Graduating in 1912 from the Massachusetts Institute of Technology with the degree of B. S. in biochemistry, he took up the study of psychology under Hugo Mensterberg in Harvard University, obtaining the degree of A. M. in 1914 and that of Ph. D. in 1915.
As Sheldon Traveling Fellow, he spent the following year in the Nela Research Laboratory of the General Electric Company, Clevelend, Ohio, where he undertook his first researches in physiological optics (flicker and heterochromatic photometry, after-images, Purkinje phenomenon).
On his return to Harvard in 1916 one of his first enterprises was an investigation of telepathy in the psychology laboratory, which gave negative results. Already the articles which he contributed to various scientific journals had begun to attract notice.
His first book, The Nature of Matter and Electricity, an Outline of Modern Views, written in collaboration with D. F. Comstock, appeared in 1917.
During the World War Troland was employed by the United States navy in the development of submarine acoustical apparatus. At the same time he was a member of the committee of the National Research Council on vision and aviation psychology, and in 1921 as a member of the Council's committee on physiological optics he wrote a learned monograph on The Present Status of Visual Science (1922).
From instructor in psychology in Harvard University (1916 - 22) he was promoted to the rank of assistant professor (1922 - 29); he later became lecturer on psychology. During these years of ceaseless activity Troland gave advanced courses in psychology in Harvard, lectured on physiological psychology, psychology of motivation, and other subjects, and, most important of all, organized and conducted with consummate skill a series of novel and far-reaching experiments in the psychology and physiology of vision which brought him into prominence in a wide field of pure and applied science, and made his name known in Europe as well as in America.

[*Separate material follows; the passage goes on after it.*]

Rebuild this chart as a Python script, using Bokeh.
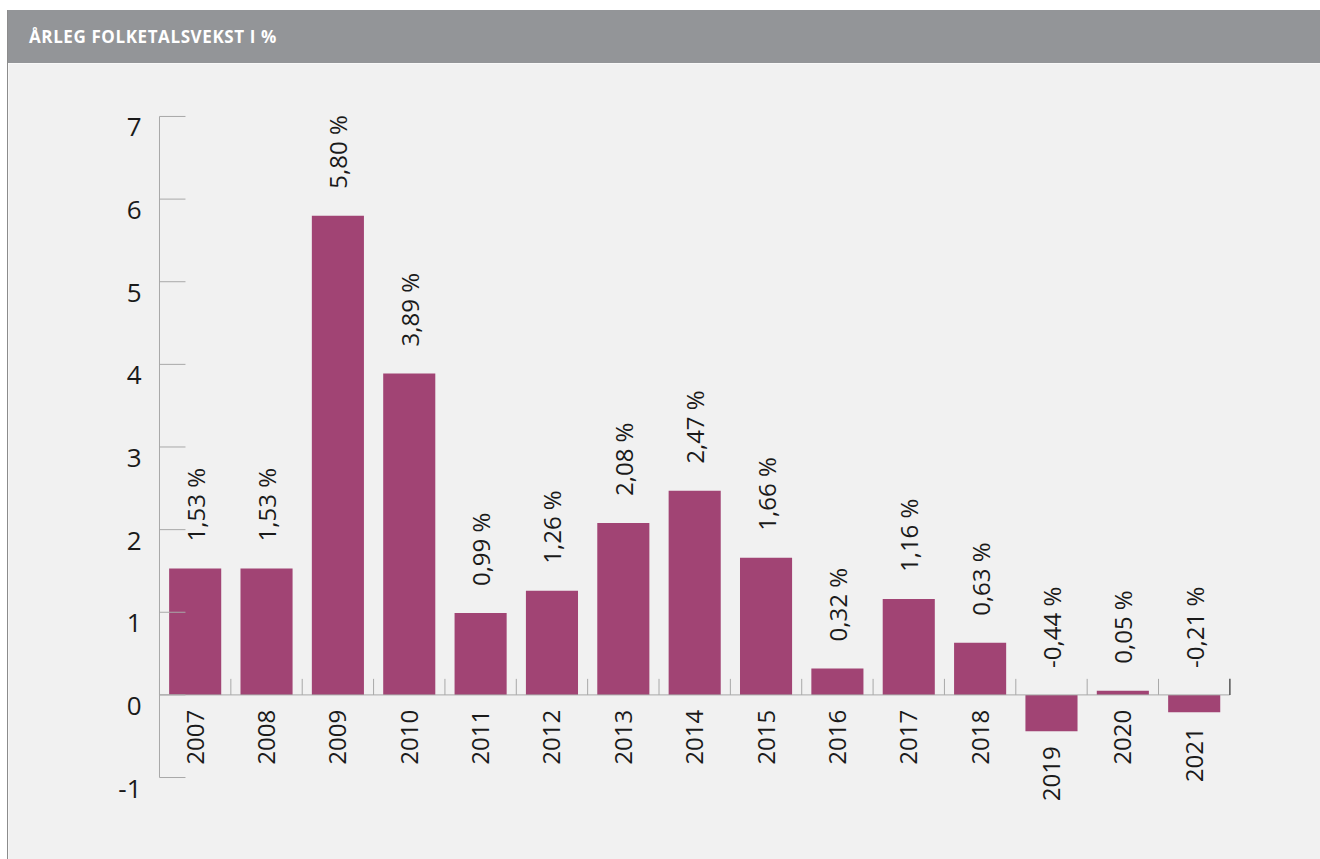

His The Mystery of Mind (1926) was followed soon afterwards by The Fundamentals of Human Motivation (1928). In addition he contributed nearly forty articles to various scientific journals, besides writing long chapters in several handbooks of psychology. Troland's university work in pure science was, however, only one part, perhaps the smaller part, of his varied scientific activities.
From 1918 to 1925, in addition to his other employments, he was closely associated with the scientific engineering firm of Kalmus, Comstock and Westcott in Boston; at the same time he was also chief engineer of the Technicolor Motion Picture Corporation of California, which maintained an office in Boston chiefly in order to employ Troland's services without compelling him to sever his connection with Harvard.
In 1925 he was made director of research, an office which he continued to hold for the rest of his life. He not only developed and improved the old two-color process of color photography, but invented and perfected the modern multicolor process in all its details. He devised nearly all the photographic and mechanical apparatus for colored motion pictures, the patents being issued in his name.
Towards the end of 1929 the Boston office of the Technicolor Corporation was closed, and Troland was induced, though with reluctance, to resign his chair in Harvard and move to California in order to be near this organization. At this time (1930) he must have been very much overworked. Two volumes of his magnum opus, The Principles of Psychophysiology, had just been published--the first (1929) on the problems of psychology and on perception, the second (1930) on sensation--and he was then at work on the third volume (1932) on cerebration and action. (The manuscript of the fourth and last volume on the ultimate theory of mind and matter was finished before Troland died but has not yet, 1936, been published. )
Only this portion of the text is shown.